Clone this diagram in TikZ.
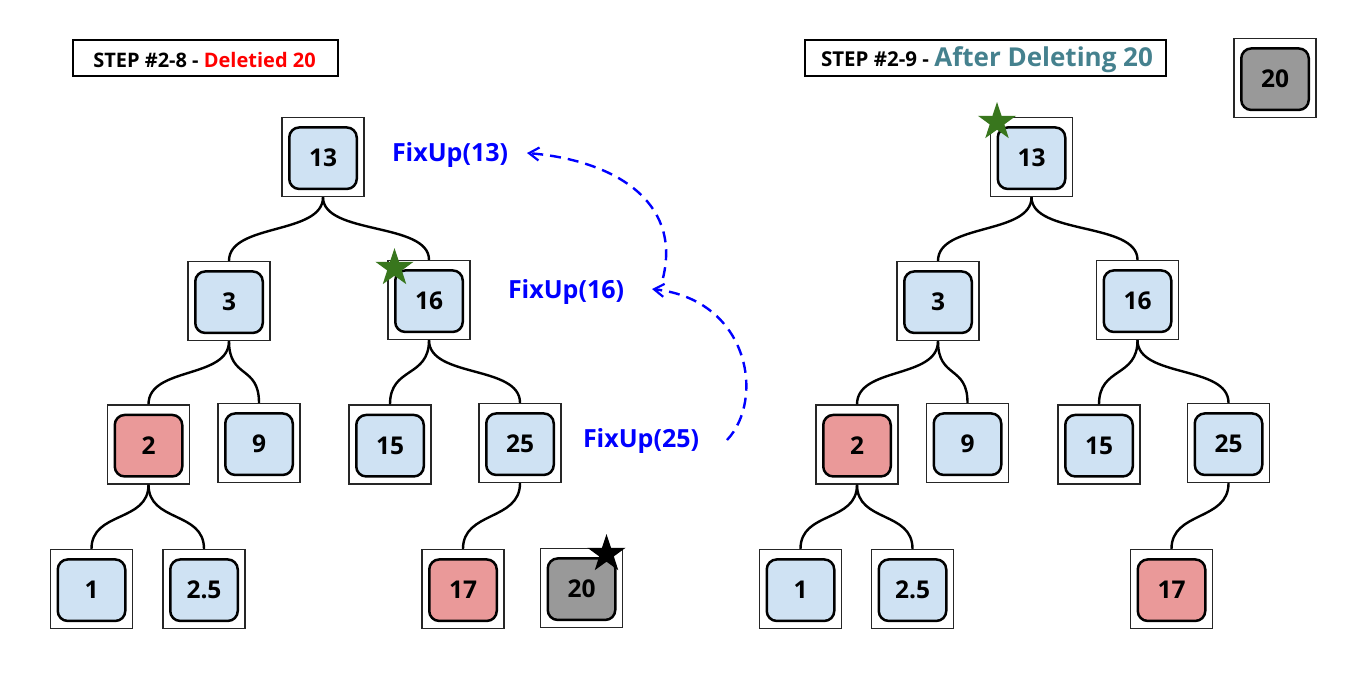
\documentclass[tikz,border=0pt]{standalone}
\usepackage{fontspec}
\setmainfont{Open Sans}
\usetikzlibrary{shapes.geometric,arrows.meta}
\definecolor{nblue}{HTML}{CFE2F3}
\definecolor{nred}{HTML}{EA9999}
\definecolor{ngray}{HTML}{999999}
\definecolor{sgreen}{HTML}{38761D}
\definecolor{tteal}{HTML}{45818E}
\definecolor{fblue}{HTML}{0000FF}
\tikzset{
  outerbox/.style={draw=black!85, line width=1.3pt, fill=white, minimum width=82pt, minimum height=79pt, inner sep=0pt},
  innerbox/.style={draw=black, line width=2.5pt, rounded corners=10pt, minimum width=67.5pt, minimum height=61.5pt, inner sep=0pt, font=\bfseries\fontsize{24.5}{28}\selectfont},
  link/.style={line width=2.4pt, black},
  fixlabel/.style={text=fblue, font=\bfseries\fontsize{25}{30}\selectfont, inner sep=0pt},
  fixarrow/.style={draw=fblue, line width=2.4pt, dash pattern=on 11pt off 7pt, -{Straight Barb[length=10pt,width=13pt,line width=2.2pt]}},
  titlebox/.style={draw=black, line width=1.6pt, fill=white, minimum height=36pt, inner sep=0pt},
  titletext/.style={inner sep=0pt, font=\bfseries\fontsize{20}{24}\selectfont},
  starmark/.style={star, star points=5, star point ratio=2.6, minimum size=40pt, inner sep=0pt, draw=none}
}
\newcommand{\tnode}[4]{%
  \node[outerbox] (#1) at (#2) {};
  \node[innerbox, fill=#4, yshift=-1.2pt] (#1i) at (#2) {#3};}
\newcommand{\tlink}[2]{%
  \draw[link] (#1.south) .. controls +(0,38) and +(0,-38) .. (#2.north);}
\begin{document}
\begin{tikzpicture}[x=1pt,y=-1pt]
\useasboundingbox (0,0) rectangle (1351,681);
\fill[white] (0,0) rectangle (1351,681);
% titles
\node[titlebox, minimum width=265pt] (t1) at (205.5,58) {};
\node[titletext] (t1t) at (204.5,60) {STEP \#2-8 - \textcolor{red}{Deletied 20}};
\node[titlebox, minimum width=361pt] (t2) at (985.5,58) {};
\node[titletext] (t2t) at (987,60) {\fontsize{20.5}{24}\selectfont STEP \#2-9 - \textcolor{tteal}{\fontsize{26}{30}\selectfont After Deleting 20}};
% left tree
\tnode{l13}{323,157}{13}{nblue}
\tnode{l3}{229,301}{3}{nblue}
\tnode{l16}{429,300}{16}{nblue}
\tnode{l2}{148.5,444.5}{2}{nred}
\tnode{l9}{259,443}{9}{nblue}
\tnode{l15}{390,444.5}{15}{nblue}
\tnode{l25}{520,443}{25}{nblue}
\tnode{l1}{91.5,589}{1}{nblue}
\tnode{l2b}{204,589}{2.5}{nblue}
\tnode{l17}{463,589}{17}{nred}
\tnode{l20}{581.5,588}{20}{ngray}
\tlink{l13}{l3}
\tlink{l13}{l16}
\tlink{l3}{l2}
\tlink{l3}{l9}
\tlink{l16}{l15}
\tlink{l16}{l25}
\tlink{l2}{l1}
\tlink{l2}{l2b}
\tlink{l25}{l17}
% right tree
\tnode{r13}{1031.5,157}{13}{nblue}
\tnode{r3}{938,301}{3}{nblue}
\tnode{r16}{1137.5,300}{16}{nblue}
\tnode{r2}{857,444.5}{2}{nred}
\tnode{r9}{967.5,443}{9}{nblue}
\tnode{r15}{1099,444.5}{15}{nblue}
\tnode{r25}{1228.5,443}{25}{nblue}
\tnode{r1}{800.5,589}{1}{nblue}
\tnode{r2b}{912.5,589}{2.5}{nblue}
\tnode{r17}{1171.5,589}{17}{nred}
\tnode{r20}{1275,78}{20}{ngray}
\tlink{r13}{r3}
\tlink{r13}{r16}
\tlink{r3}{r2}
\tlink{r3}{r9}
\tlink{r16}{r15}
\tlink{r16}{r25}
\tlink{r2}{r1}
\tlink{r2}{r2b}
\tlink{r25}{r17}
% stars
\node[starmark, fill=sgreen] (s1) at (394.5,268) {};
\node[starmark, fill=black] (s2) at (606.5,554) {};
\node[starmark, fill=sgreen] (s3) at (997,122) {};
% fixup labels
\node[fixlabel] (f13) at (450,155) {FixUp(13)};
\node[fixlabel] (f16) at (566,292) {FixUp(16)};
\node[fixlabel] (f25) at (641,441) {FixUp(25)};
\coordinate (a1s) at (663,278);
\coordinate (a1e) at (527,153);
\coordinate (a2s) at (727,440);
\coordinate (a2e) at (652,289);
\draw[fixarrow] (a1s) .. controls (682,200) and (612,160) .. (a1e);
\draw[fixarrow] (a2s) .. controls (765,400) and (750,300) .. (a2e);
\end{tikzpicture}
\end{document}
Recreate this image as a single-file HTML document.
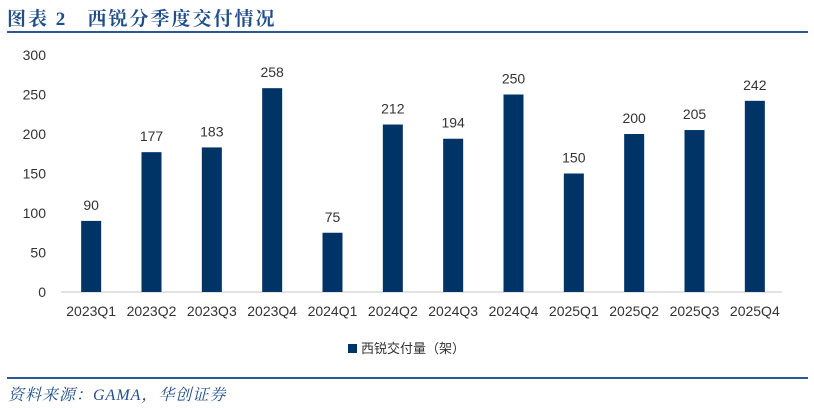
<!DOCTYPE html>
<html><head><meta charset="utf-8"><style>
body{margin:0;width:814px;height:408px;background:#fff;overflow:hidden;font-family:"Liberation Sans","Noto Sans CJK SC",sans-serif}
.t{position:absolute;left:7px;top:4px;font-family:"Liberation Serif","Noto Serif CJK SC",serif;font-weight:bold;font-size:19px;color:#1f4e8c;letter-spacing:2px;white-space:pre}
.l1{position:absolute;left:7px;top:31px;width:801px;height:2px;background:#2b5797}
.l2{position:absolute;left:7px;top:377px;width:801px;height:2px;background:#2b5797}
.s{position:absolute;left:8px;top:382px;font-family:"Liberation Serif","Noto Serif CJK SC",serif;font-style:italic;font-size:16px;color:#1f4e8c;letter-spacing:1px}
</style></head><body>
<div class="t">图表 2   西锐分季度交付情况</div>
<div class="l1"></div>
<svg id="c" width="814" height="408" style="position:absolute;left:0;top:0"></svg>
<div class="l2"></div>
<div class="s">资料来源：GAMA，华创证券</div>
<script>
const categories=["2023Q1","2023Q2","2023Q3","2023Q4","2024Q1","2024Q2","2024Q3","2024Q4","2025Q1","2025Q2","2025Q3","2025Q4"];
const values=[90,177,183,258,75,212,194,250,150,200,205,242];
const yTicks=[0,50,100,150,200,250,300];
const svg=document.getElementById('c');const NS="http://www.w3.org/2000/svg";
const x0=61,x1=785,y0=292,y1=55,ymax=300;
const step=(x1-x0)/categories.length;
const xc=i=>x0+step*(i+0.5);
const y=v=>y0-(v/ymax)*(y0-y1);
function mk(t,a,txt){const e=document.createElementNS(NS,t);for(const k in a)e.setAttribute(k,a[k]);if(txt!=null)e.textContent=txt;svg.appendChild(e);return e;}
yTicks.forEach(v=>{const e=mk('text',{x:46,y:y(v)+5,'text-anchor':'end','font-size':'14','fill':'#333'},v);

});
const ax=mk('line',{x1:x0,x2:x1-3,y1:y0,y2:y0,stroke:'#d9d9d9','stroke-width':'1.5'});


values.forEach((v,i)=>{
const b=mk('rect',{x:xc(i)-10,y:y(v),width:20,height:y0-y(v),fill:'#003366'});


const l=mk('text',{x:xc(i),y:y(v)-11,'text-anchor':'middle','font-size':'14','fill':'#333'},v);


const c=mk('text',{x:xc(i),y:y0+24,'text-anchor':'middle','font-size':'14','fill':'#333'},categories[i]);


});
const lg=mk('rect',{x:348,y:344,width:9,height:9,fill:'#003366'});


const lt=mk('text',{x:361,y:353,'font-size':'13','fill':'#333'},'西锐交付量（架）');


</script>
</body></html>
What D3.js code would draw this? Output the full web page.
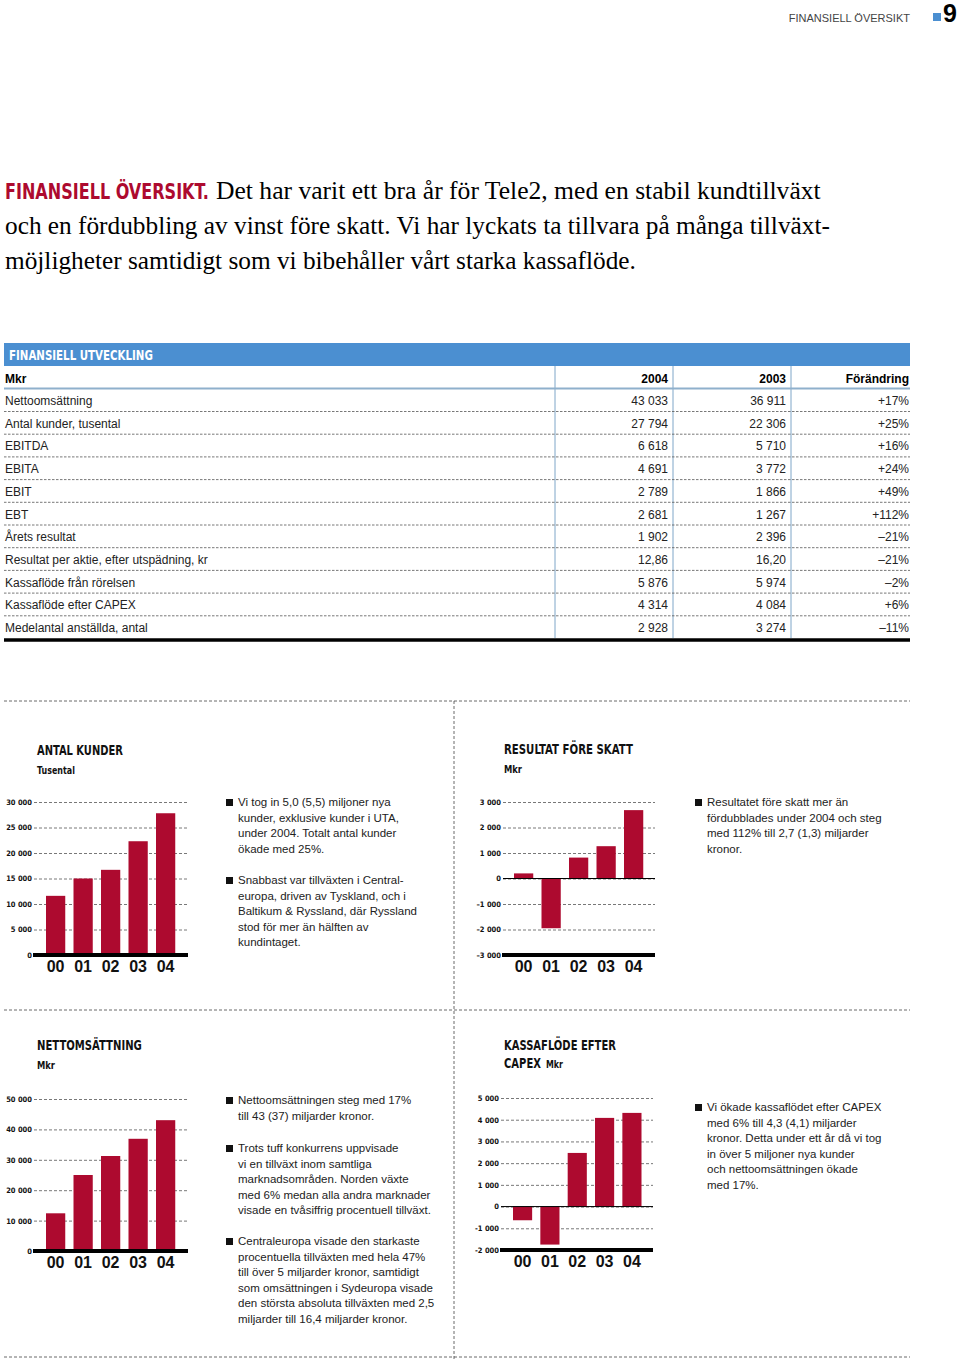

──────────────────────────────

WHAT IS BEING ASKED -> Of the lines in the data, how many hold the string "draw"? State the number, nothing else.

TASK ANSWER -> 9